Restaurant information
- Food type: Mexican
- Location: 514 East Pike Street, Seattle, King, Washington, 98122, United States
- Coordinates: 47°36′51″N 122°19′30″W﻿ / ﻿47.6142°N 122.3249°W
- Website: lajosiesseattle.com

= La Josie's =

Mexican restaurant in Seattle, Washington, U.S.

La Josie's is a Mexican restaurant in Seattle, in the U.S. state of Washington. Established in 2020, La Josie's is a sibling to the restaurant Fogón Cocina Mexicana. The family- and Latino-owned business is LGBT-friendly, according to Seattle Gay News.

== Description ==
La Josie's is a Mexican restaurant and tequila bar Pike Street, on Seattle's Capitol Hill. Described as a sibling restaurant to Fogón Cocina Mexicana, the interior features an LGBT pride flag, pink neon signage, and a Day of the Dead-themed mural by Son Doung (also known as Son of a Gun). The restaurant is gay-friendly and has erroneously been described as LGBTQ-owned, according to Seattle Gay News. KOMO-TV says La Josie's "has a relaxed vibe much like its sibling and focuses on upscale casual Mexican dishes".

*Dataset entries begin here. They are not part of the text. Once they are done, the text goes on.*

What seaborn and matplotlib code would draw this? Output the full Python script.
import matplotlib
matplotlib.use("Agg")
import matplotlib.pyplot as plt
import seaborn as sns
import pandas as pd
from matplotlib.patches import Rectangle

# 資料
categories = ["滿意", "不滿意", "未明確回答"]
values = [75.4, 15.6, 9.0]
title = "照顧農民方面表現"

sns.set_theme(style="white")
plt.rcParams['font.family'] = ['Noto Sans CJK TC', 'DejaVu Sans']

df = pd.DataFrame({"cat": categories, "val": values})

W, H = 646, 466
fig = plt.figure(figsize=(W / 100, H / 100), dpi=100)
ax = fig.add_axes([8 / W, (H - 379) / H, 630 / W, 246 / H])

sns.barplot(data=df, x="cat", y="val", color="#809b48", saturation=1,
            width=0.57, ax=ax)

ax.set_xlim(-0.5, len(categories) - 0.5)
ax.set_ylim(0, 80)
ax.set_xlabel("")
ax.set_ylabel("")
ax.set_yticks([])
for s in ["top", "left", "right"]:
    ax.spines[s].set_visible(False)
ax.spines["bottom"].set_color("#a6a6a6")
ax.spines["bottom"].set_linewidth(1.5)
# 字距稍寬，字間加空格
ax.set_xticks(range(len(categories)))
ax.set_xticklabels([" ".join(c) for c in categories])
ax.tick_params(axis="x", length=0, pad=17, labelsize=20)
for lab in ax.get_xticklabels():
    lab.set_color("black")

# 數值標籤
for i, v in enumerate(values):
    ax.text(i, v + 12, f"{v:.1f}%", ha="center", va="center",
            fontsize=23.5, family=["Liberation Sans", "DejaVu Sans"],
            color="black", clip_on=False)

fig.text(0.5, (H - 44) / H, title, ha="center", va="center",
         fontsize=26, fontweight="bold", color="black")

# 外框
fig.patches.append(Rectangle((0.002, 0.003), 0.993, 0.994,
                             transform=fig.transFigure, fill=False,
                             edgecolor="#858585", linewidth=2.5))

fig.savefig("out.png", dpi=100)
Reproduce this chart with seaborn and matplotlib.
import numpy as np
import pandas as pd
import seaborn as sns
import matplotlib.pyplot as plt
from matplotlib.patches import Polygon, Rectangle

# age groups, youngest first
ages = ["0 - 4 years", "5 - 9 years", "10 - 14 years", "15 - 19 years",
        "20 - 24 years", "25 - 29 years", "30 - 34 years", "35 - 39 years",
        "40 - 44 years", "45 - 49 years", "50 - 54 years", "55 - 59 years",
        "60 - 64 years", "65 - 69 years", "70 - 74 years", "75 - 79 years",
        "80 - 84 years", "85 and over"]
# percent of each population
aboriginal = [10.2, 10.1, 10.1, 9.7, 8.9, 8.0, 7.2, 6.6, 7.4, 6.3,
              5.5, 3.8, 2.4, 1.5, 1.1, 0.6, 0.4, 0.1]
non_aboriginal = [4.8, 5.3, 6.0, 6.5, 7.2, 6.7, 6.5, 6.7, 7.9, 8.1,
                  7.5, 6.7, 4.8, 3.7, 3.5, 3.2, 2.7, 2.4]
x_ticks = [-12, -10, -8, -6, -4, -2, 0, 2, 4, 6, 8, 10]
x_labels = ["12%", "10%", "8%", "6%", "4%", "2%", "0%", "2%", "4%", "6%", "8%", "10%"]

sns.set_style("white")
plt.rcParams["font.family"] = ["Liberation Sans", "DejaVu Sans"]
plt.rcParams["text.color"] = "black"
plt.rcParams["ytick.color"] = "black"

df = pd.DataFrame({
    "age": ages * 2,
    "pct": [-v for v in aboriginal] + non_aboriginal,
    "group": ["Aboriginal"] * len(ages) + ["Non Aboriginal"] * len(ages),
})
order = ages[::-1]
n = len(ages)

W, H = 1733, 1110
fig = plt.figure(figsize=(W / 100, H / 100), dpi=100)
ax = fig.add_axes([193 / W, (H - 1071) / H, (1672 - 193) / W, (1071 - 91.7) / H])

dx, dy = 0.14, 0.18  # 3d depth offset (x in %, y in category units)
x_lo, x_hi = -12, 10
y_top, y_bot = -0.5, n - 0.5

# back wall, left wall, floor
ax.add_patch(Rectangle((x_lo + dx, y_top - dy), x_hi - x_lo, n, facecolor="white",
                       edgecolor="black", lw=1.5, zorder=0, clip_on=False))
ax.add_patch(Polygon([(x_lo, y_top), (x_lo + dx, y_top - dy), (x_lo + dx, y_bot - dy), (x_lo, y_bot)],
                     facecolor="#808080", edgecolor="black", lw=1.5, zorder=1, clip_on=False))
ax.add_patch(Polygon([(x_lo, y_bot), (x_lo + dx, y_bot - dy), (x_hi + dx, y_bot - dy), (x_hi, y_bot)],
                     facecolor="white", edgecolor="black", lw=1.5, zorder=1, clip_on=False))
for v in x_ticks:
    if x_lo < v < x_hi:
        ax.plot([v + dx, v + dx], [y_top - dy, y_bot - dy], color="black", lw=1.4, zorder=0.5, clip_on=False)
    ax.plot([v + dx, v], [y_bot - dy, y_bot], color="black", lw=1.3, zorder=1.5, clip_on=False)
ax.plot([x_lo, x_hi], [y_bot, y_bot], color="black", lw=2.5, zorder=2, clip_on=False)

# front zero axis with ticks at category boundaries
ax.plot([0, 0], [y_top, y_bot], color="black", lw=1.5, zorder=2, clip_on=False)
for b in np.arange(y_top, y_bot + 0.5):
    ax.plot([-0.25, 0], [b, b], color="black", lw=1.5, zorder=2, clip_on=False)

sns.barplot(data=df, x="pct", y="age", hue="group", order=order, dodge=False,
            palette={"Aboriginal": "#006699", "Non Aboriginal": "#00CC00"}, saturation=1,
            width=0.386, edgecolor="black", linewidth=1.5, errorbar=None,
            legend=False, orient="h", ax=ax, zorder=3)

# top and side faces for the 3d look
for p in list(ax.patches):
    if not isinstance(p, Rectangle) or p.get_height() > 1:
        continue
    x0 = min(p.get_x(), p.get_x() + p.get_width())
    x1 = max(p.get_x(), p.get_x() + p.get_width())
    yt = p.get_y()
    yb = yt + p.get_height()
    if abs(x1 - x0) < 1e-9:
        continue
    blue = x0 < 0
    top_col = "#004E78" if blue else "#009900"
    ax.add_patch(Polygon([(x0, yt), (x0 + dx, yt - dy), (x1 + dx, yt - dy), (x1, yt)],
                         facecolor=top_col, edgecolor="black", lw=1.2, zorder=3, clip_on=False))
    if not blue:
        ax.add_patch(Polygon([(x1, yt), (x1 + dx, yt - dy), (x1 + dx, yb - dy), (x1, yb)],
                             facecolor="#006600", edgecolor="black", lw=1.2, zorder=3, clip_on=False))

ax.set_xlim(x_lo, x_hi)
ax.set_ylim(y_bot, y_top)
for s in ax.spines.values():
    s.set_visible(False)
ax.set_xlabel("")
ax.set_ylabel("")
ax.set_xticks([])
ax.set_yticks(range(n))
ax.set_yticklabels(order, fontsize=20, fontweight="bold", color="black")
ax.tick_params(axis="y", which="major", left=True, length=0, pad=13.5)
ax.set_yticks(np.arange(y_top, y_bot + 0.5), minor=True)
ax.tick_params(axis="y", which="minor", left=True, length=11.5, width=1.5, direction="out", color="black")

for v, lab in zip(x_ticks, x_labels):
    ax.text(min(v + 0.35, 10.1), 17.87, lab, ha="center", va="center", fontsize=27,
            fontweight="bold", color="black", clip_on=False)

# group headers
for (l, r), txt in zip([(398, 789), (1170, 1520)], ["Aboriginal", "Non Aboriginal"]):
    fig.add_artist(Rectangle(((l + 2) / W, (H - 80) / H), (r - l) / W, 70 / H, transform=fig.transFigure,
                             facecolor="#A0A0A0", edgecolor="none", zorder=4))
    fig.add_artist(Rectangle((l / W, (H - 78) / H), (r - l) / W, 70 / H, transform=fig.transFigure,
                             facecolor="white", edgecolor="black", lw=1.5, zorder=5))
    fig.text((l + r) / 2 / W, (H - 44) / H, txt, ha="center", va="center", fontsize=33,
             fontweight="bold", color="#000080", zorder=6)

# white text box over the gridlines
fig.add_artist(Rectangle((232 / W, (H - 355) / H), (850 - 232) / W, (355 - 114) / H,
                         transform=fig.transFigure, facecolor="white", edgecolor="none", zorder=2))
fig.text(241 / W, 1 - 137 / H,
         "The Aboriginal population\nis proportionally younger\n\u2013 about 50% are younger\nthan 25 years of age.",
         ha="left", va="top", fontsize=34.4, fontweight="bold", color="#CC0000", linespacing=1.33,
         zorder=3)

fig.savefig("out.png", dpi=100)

Food options have included nachos, pozole, cooked prawns, bacon-wrapped shrimp, sopitos, tacos, taquitos, tortas, tortilla soup, tostadas, and chips and queso. In addition to tequila, the drink menu has includes horchata and cocktails such as margaritas.

== History ==
In late 2019, Eater Seattle described plans for the team behind Fogón to open a sibling establishment. La Josie's opened in July 2020, in the space previously occupied by Sun Liquor, then East Trading Company. The business is owned by Noel Cortez and Amparo Ambriz. According to Seattle Gay News, "the allyship demonstrated by this family-owned business is noteworthy". La Josie's has hosted drag shows, participates in an annual fundraiser to raise money for HIV/AIDS services, and displays LGBT pride flags all year long. The restaurant has also been recognized as one of Seattle's Latino- and women-owned establishments.